● **REQUIRED TASK**
In the entries below, find the line with "Clone this chart in matplotlib." and the line with "mew=1.0, zorder=3, label=gs_label)", then retype both and everything between them exactly. Do not copy the pictures.

● **LISTED RECORDS**

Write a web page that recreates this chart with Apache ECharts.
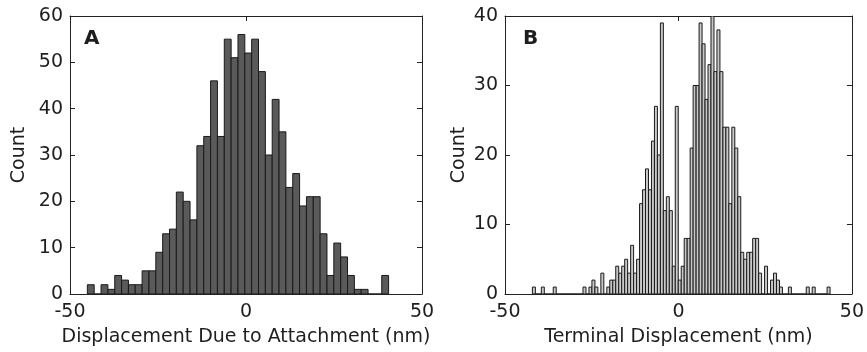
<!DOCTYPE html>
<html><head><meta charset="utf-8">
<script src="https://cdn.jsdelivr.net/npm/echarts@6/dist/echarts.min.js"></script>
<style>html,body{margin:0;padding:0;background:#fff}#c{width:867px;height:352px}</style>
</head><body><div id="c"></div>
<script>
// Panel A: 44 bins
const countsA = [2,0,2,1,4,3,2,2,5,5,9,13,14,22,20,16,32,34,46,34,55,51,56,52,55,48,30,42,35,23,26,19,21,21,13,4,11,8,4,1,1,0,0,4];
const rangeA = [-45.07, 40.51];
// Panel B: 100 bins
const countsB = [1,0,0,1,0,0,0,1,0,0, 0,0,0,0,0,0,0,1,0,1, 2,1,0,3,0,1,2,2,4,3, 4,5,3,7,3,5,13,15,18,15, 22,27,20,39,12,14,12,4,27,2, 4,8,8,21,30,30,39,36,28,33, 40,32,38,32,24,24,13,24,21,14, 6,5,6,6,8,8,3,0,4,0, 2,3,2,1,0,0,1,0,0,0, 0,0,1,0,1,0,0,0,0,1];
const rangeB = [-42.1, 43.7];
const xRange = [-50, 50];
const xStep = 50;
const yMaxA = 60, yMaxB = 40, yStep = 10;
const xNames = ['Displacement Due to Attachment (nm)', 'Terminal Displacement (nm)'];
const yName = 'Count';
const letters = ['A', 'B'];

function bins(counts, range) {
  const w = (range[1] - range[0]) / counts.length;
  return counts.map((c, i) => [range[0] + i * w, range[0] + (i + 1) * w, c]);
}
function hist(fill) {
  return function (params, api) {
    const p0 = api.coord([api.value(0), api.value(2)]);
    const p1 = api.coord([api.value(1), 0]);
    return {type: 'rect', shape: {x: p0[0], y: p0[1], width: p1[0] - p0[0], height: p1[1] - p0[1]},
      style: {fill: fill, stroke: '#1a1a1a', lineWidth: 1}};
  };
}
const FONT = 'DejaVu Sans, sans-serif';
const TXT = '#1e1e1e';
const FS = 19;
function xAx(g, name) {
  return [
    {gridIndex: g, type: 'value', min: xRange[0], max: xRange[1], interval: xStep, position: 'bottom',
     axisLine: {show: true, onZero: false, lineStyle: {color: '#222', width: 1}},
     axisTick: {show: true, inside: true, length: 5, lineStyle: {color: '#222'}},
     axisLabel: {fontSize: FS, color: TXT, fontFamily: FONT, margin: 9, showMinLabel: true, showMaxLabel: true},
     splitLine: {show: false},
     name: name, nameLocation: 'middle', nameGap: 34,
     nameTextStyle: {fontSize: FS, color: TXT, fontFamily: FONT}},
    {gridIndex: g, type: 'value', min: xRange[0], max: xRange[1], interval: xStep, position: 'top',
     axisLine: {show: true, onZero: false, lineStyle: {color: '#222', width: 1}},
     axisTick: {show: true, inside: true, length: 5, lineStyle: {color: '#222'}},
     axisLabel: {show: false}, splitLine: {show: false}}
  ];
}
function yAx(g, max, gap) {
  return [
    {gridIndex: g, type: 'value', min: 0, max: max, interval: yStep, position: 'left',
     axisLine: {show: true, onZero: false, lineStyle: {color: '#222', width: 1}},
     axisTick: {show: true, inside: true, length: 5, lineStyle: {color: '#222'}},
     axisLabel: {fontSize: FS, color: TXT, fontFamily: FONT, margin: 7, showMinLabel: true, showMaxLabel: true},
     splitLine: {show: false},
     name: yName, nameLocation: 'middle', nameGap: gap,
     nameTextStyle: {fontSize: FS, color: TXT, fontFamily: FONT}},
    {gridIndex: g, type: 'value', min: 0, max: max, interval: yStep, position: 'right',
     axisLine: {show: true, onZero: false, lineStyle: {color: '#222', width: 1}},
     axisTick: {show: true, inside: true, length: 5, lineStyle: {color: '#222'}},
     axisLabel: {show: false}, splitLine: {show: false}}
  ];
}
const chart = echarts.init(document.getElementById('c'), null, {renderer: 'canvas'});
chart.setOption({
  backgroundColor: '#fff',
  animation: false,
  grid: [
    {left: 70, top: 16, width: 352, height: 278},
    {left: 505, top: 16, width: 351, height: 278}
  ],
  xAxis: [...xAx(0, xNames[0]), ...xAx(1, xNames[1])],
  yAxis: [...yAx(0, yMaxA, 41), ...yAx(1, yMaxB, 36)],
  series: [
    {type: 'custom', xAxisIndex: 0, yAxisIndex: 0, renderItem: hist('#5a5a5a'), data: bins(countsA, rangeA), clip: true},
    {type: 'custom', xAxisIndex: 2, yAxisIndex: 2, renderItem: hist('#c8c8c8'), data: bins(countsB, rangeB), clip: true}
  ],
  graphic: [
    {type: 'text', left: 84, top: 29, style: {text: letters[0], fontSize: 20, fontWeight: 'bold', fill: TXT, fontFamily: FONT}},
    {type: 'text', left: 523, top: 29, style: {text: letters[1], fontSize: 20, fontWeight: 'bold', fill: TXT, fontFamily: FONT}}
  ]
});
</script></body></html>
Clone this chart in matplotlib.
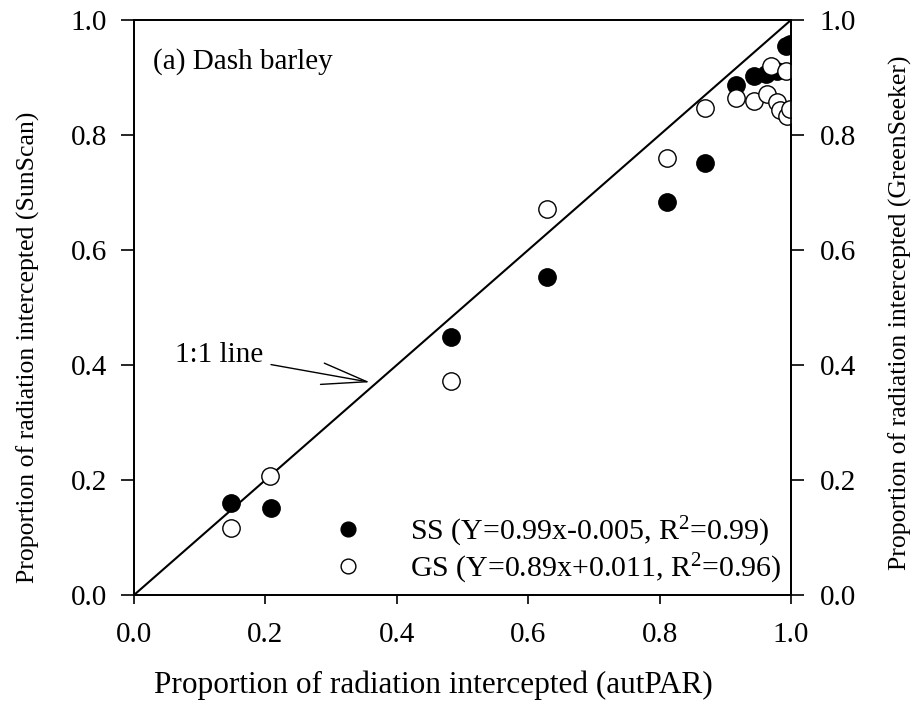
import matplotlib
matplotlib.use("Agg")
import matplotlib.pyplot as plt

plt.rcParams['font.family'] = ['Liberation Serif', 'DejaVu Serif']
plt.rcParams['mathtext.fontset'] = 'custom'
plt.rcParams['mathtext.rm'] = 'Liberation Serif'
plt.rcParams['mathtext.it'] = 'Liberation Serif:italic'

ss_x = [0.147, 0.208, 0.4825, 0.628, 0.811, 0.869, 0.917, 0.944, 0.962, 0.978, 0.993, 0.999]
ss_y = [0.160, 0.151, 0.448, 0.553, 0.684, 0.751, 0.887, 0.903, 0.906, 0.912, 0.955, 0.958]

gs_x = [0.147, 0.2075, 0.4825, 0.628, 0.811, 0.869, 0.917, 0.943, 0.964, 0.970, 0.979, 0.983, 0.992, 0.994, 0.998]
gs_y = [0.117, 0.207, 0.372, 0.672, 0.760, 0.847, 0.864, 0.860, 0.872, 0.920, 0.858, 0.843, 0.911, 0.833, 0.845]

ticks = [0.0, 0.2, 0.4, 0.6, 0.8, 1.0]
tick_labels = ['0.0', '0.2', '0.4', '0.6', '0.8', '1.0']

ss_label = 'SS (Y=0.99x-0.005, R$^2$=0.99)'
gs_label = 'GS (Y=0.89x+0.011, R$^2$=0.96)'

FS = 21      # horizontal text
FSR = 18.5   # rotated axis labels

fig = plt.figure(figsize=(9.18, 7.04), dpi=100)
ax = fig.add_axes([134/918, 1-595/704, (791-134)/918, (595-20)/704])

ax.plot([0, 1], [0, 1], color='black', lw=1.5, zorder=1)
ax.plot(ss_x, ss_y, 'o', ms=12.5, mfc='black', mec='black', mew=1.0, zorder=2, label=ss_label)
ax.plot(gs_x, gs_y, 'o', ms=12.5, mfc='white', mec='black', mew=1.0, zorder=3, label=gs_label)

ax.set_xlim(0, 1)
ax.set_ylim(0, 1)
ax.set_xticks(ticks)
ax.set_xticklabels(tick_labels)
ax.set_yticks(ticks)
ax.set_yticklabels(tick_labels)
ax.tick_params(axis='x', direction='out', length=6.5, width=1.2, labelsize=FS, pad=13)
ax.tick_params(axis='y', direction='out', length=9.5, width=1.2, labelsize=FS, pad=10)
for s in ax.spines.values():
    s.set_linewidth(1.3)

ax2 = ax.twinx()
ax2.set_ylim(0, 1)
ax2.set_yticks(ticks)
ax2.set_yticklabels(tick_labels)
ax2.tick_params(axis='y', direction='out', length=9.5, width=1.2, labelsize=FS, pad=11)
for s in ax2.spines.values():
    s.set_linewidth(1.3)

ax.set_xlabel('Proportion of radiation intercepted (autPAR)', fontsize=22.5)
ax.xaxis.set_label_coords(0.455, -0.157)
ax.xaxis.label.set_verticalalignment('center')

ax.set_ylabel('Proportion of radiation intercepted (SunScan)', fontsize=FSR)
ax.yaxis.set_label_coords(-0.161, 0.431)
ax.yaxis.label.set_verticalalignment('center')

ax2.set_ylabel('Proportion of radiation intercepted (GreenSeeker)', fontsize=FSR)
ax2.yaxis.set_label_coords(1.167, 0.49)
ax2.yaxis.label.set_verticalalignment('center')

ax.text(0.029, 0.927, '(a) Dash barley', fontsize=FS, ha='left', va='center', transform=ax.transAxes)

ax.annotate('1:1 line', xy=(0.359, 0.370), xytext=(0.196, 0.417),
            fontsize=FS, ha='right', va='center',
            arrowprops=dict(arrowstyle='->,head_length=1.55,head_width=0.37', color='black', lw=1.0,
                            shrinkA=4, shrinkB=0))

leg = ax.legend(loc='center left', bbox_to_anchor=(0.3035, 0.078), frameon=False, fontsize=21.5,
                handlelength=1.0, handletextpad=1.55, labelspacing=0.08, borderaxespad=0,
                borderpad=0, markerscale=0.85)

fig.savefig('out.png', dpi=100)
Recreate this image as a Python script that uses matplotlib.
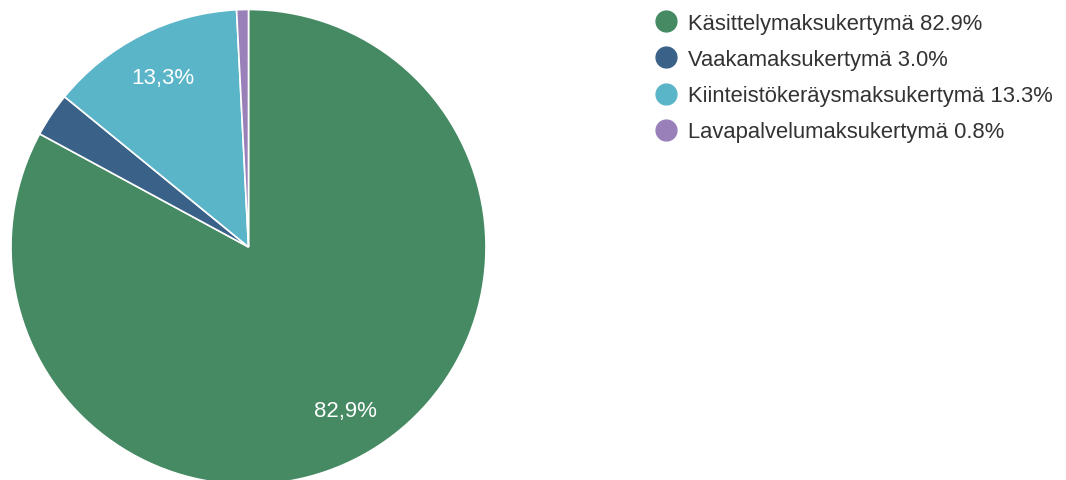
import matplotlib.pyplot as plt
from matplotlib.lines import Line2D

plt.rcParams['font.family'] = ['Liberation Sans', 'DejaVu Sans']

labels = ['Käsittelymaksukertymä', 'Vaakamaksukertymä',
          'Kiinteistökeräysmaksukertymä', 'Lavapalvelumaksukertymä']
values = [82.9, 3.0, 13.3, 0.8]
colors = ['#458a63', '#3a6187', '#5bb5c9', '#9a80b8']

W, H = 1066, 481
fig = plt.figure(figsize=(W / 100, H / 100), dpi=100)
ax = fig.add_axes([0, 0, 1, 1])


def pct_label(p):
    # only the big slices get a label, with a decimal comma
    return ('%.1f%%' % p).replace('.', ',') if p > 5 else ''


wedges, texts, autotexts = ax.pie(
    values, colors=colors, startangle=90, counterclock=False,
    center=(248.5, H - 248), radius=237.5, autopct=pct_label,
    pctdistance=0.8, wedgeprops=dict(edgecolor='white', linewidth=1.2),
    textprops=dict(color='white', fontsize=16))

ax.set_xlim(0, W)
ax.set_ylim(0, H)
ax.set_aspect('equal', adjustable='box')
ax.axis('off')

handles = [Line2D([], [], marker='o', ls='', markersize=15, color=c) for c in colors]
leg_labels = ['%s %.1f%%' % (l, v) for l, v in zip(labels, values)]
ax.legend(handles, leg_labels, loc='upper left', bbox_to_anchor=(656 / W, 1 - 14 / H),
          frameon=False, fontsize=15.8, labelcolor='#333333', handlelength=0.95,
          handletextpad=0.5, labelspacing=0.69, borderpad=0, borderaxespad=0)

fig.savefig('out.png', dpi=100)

● **SOLUTION BELOW**
Clone this chart in matplotlib.
import matplotlib
matplotlib.use("Agg")
import matplotlib.pyplot as plt

plt.rcParams['font.family'] = ['Liberation Serif', 'DejaVu Serif']
plt.rcParams['mathtext.fontset'] = 'custom'
plt.rcParams['mathtext.rm'] = 'Liberation Serif'
plt.rcParams['mathtext.it'] = 'Liberation Serif:italic'

ss_x = [0.147, 0.208, 0.4825, 0.628, 0.811, 0.869, 0.917, 0.944, 0.962, 0.978, 0.993, 0.999]
ss_y = [0.160, 0.151, 0.448, 0.553, 0.684, 0.751, 0.887, 0.903, 0.906, 0.912, 0.955, 0.958]

gs_x = [0.147, 0.2075, 0.4825, 0.628, 0.811, 0.869, 0.917, 0.943, 0.964, 0.970, 0.979, 0.983, 0.992, 0.994, 0.998]
gs_y = [0.117, 0.207, 0.372, 0.672, 0.760, 0.847, 0.864, 0.860, 0.872, 0.920, 0.858, 0.843, 0.911, 0.833, 0.845]

ticks = [0.0, 0.2, 0.4, 0.6, 0.8, 1.0]
tick_labels = ['0.0', '0.2', '0.4', '0.6', '0.8', '1.0']

ss_label = 'SS (Y=0.99x-0.005, R$^2$=0.99)'
gs_label = 'GS (Y=0.89x+0.011, R$^2$=0.96)'

FS = 21      # horizontal text
FSR = 18.5   # rotated axis labels

fig = plt.figure(figsize=(9.18, 7.04), dpi=100)
ax = fig.add_axes([134/918, 1-595/704, (791-134)/918, (595-20)/704])

ax.plot([0, 1], [0, 1], color='black', lw=1.5, zorder=1)
ax.plot(ss_x, ss_y, 'o', ms=12.5, mfc='black', mec='black', mew=1.0, zorder=2, label=ss_label)
ax.plot(gs_x, gs_y, 'o', ms=12.5, mfc='white', mec='black', mew=1.0, zorder=3, label=gs_label)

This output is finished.